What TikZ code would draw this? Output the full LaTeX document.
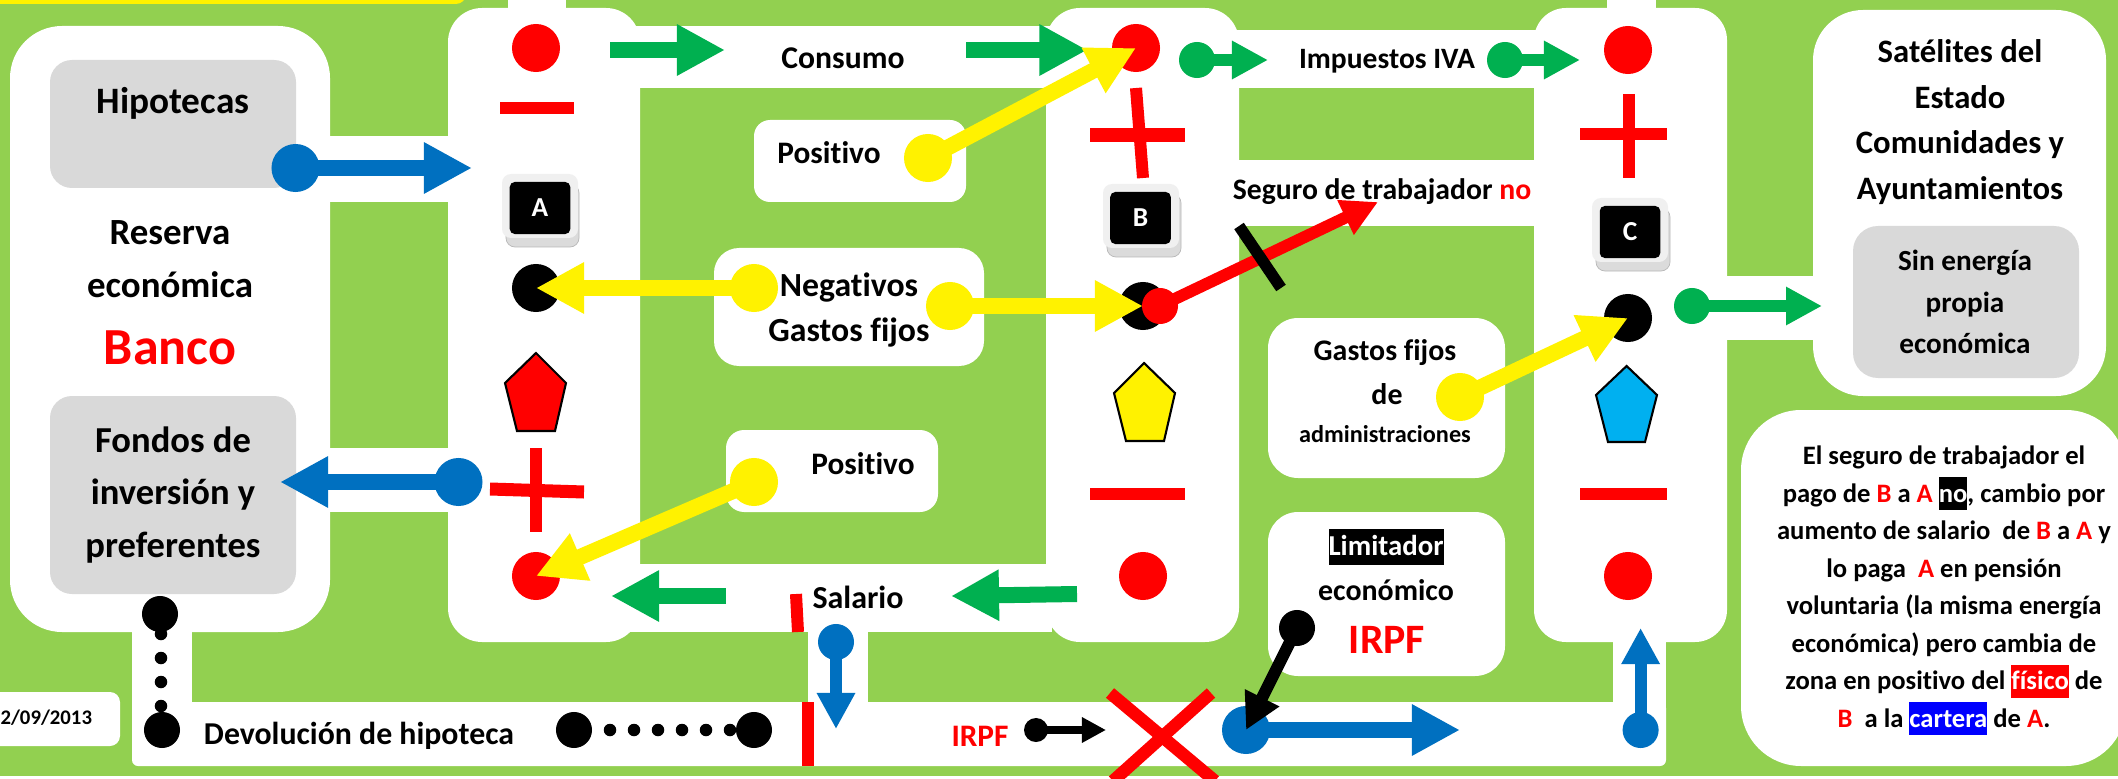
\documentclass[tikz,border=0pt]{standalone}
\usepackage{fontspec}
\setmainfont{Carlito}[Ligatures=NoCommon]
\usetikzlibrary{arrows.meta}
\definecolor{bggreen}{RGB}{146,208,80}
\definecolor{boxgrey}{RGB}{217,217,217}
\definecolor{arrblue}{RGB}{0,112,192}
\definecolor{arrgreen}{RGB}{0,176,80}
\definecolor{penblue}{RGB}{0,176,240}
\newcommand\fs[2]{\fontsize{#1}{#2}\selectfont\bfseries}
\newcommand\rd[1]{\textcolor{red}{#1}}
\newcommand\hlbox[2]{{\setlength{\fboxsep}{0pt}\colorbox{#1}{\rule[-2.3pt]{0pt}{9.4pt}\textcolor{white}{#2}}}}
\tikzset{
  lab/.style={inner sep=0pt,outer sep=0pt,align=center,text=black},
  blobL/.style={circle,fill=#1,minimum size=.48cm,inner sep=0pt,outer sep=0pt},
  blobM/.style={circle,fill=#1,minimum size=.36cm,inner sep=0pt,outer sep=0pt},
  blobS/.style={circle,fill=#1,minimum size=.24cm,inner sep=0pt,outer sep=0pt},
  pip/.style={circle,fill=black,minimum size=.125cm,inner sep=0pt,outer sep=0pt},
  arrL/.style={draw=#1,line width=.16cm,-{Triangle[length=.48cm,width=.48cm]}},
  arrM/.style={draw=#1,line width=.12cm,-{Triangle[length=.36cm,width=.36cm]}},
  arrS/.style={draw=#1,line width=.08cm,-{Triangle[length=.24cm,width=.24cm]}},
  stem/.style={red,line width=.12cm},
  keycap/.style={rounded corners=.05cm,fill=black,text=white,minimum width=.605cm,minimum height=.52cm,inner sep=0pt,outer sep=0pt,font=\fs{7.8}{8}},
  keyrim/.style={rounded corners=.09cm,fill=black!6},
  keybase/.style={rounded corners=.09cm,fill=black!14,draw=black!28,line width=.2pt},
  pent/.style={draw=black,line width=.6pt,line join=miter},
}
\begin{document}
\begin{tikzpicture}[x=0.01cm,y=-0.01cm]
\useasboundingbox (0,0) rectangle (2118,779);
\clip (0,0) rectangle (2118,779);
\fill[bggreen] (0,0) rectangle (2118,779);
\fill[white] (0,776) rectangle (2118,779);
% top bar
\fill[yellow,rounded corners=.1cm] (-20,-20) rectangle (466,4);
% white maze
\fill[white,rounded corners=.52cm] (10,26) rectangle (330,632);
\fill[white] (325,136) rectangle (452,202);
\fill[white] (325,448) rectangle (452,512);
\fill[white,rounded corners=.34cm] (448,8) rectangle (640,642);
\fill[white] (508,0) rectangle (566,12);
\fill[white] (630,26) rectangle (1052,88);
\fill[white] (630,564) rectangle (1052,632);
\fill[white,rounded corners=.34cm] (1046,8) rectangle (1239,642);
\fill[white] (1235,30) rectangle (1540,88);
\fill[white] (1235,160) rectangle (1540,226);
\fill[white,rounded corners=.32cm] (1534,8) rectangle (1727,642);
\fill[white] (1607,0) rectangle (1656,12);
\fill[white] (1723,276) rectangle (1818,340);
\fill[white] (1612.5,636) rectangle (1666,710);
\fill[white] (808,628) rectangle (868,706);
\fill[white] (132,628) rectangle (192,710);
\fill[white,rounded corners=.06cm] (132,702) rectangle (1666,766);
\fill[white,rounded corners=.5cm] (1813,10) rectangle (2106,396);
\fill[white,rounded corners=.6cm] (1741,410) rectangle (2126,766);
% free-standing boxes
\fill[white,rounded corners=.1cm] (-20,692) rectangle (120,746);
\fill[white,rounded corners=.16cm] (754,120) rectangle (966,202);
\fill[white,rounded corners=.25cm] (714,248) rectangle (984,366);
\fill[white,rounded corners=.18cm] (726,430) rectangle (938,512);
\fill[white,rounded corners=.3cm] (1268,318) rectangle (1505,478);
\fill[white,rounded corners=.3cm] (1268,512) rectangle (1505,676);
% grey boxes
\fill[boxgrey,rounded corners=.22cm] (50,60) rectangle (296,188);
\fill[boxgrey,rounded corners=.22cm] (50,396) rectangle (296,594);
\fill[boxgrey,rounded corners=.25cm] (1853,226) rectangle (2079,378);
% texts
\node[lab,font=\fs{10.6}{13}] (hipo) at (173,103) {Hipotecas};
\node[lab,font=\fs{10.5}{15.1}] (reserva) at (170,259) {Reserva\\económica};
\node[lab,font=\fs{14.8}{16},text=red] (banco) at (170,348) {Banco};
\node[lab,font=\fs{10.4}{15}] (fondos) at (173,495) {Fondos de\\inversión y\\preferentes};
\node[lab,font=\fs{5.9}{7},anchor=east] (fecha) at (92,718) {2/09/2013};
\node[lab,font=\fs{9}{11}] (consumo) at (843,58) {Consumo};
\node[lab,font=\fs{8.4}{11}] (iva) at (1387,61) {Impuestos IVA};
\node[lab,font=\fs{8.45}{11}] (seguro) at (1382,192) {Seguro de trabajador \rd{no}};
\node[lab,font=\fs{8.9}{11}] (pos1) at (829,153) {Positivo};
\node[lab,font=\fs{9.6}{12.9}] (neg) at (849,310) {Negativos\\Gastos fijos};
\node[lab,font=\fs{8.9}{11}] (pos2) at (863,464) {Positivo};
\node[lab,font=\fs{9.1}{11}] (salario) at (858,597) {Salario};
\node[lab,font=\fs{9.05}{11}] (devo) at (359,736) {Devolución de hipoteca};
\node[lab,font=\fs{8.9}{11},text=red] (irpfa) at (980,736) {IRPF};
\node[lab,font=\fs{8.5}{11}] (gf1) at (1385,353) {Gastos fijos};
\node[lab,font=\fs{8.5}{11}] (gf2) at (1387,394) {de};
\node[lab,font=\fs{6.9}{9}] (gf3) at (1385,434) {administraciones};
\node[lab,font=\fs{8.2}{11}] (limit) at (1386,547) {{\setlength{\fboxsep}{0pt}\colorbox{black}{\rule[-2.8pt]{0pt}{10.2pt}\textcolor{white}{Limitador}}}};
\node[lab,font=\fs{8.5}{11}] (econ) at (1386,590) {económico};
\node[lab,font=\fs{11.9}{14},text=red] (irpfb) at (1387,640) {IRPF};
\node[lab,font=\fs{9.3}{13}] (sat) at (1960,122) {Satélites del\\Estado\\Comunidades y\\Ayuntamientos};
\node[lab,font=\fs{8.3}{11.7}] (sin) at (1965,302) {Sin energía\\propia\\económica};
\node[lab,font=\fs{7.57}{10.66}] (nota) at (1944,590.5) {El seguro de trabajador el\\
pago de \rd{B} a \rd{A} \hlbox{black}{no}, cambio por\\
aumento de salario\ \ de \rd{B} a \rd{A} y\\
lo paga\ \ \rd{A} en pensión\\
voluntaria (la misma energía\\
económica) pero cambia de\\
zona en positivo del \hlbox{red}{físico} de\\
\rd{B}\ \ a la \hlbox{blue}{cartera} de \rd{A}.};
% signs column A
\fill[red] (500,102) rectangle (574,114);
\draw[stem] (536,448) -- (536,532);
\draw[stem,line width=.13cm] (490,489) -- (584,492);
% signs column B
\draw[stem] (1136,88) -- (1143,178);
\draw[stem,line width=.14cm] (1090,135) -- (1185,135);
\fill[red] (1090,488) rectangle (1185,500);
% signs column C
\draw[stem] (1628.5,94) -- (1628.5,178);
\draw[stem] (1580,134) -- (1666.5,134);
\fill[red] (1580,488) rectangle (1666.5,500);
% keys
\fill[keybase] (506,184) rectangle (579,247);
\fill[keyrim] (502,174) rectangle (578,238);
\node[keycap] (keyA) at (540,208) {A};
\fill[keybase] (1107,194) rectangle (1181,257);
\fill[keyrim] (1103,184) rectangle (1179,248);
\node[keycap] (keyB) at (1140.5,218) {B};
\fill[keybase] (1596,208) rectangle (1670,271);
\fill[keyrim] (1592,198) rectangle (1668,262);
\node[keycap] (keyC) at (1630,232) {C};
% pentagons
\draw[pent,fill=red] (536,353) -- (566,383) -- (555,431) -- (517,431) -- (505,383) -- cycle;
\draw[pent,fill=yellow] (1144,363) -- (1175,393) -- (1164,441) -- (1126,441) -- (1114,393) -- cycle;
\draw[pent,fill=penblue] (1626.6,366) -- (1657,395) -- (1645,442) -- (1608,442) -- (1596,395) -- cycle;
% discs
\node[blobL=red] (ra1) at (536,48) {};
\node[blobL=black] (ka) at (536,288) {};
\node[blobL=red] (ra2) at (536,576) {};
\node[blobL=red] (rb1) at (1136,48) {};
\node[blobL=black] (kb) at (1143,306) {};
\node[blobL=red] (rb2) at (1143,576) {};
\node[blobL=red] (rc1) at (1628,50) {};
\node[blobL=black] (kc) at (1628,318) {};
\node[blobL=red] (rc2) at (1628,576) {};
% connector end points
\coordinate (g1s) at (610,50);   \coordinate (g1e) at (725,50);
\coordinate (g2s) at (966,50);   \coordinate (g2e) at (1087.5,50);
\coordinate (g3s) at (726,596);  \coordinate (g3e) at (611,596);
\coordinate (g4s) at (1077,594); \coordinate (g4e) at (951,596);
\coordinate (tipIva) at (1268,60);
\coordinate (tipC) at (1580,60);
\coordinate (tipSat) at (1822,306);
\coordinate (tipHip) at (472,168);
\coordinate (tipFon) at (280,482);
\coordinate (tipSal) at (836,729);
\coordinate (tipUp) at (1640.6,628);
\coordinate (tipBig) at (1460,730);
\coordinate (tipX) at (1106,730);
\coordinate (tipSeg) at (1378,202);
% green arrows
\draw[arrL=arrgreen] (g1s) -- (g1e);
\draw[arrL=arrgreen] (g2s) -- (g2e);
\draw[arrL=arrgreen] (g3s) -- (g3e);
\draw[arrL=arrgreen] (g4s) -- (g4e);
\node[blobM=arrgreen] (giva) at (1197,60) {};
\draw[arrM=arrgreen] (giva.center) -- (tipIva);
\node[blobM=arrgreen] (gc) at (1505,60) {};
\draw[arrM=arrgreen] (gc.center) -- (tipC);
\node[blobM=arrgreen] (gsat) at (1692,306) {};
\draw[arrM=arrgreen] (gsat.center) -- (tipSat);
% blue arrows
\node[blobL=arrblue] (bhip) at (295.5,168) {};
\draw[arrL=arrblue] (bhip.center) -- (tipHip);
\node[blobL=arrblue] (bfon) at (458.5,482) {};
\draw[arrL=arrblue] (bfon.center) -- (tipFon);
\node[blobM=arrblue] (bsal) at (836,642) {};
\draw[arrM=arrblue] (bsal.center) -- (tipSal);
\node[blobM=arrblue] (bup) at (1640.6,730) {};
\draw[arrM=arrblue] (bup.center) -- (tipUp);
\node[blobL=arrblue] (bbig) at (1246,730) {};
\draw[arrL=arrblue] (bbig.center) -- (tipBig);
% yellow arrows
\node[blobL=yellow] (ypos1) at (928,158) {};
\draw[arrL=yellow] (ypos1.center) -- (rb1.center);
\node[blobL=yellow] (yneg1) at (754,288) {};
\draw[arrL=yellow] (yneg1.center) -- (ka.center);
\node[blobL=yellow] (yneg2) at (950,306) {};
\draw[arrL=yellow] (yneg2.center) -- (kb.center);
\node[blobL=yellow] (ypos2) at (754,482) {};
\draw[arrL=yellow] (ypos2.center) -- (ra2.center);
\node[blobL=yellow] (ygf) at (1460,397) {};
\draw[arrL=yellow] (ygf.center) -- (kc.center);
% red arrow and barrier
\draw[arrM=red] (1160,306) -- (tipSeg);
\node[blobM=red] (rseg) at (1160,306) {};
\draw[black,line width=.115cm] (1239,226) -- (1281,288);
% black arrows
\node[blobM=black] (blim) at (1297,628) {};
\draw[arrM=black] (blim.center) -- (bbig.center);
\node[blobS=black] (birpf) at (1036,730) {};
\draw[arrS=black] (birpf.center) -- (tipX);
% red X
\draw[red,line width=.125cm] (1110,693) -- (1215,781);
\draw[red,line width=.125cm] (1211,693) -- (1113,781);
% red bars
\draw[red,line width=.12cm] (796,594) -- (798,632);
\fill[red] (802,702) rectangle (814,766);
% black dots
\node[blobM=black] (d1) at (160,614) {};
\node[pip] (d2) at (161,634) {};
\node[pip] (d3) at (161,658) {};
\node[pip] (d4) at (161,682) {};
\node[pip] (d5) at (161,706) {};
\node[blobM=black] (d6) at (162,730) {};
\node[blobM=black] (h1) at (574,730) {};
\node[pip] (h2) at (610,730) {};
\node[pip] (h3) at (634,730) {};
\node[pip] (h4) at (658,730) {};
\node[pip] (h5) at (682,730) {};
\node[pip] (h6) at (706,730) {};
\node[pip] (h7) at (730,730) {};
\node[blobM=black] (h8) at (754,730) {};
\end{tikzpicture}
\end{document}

---

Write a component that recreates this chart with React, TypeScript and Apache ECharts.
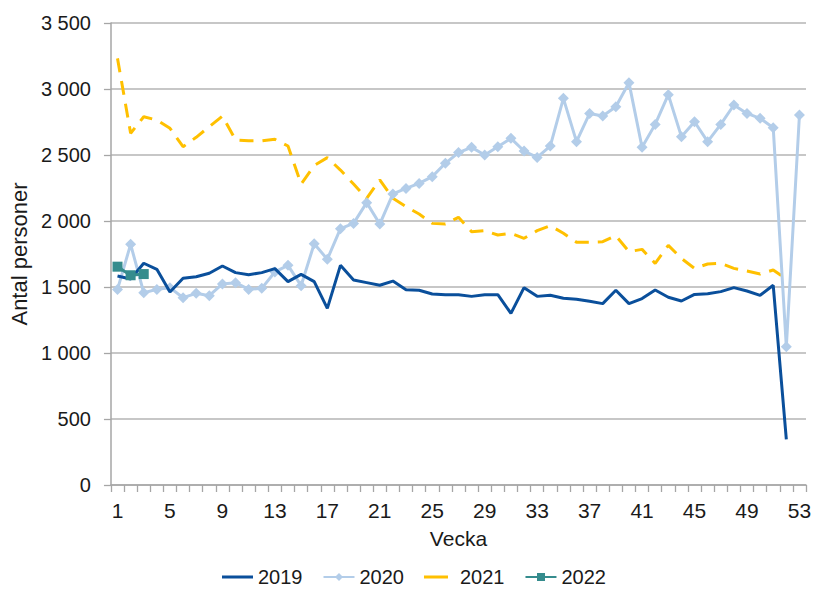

Objective. Which lines of the material contain the string "this"? List each of them.

Answer to the exercise.
What TikZ code would draw this? Output the full LaTeX document.
Write a component that recreates this chart with React, TypeScript and Apache ECharts.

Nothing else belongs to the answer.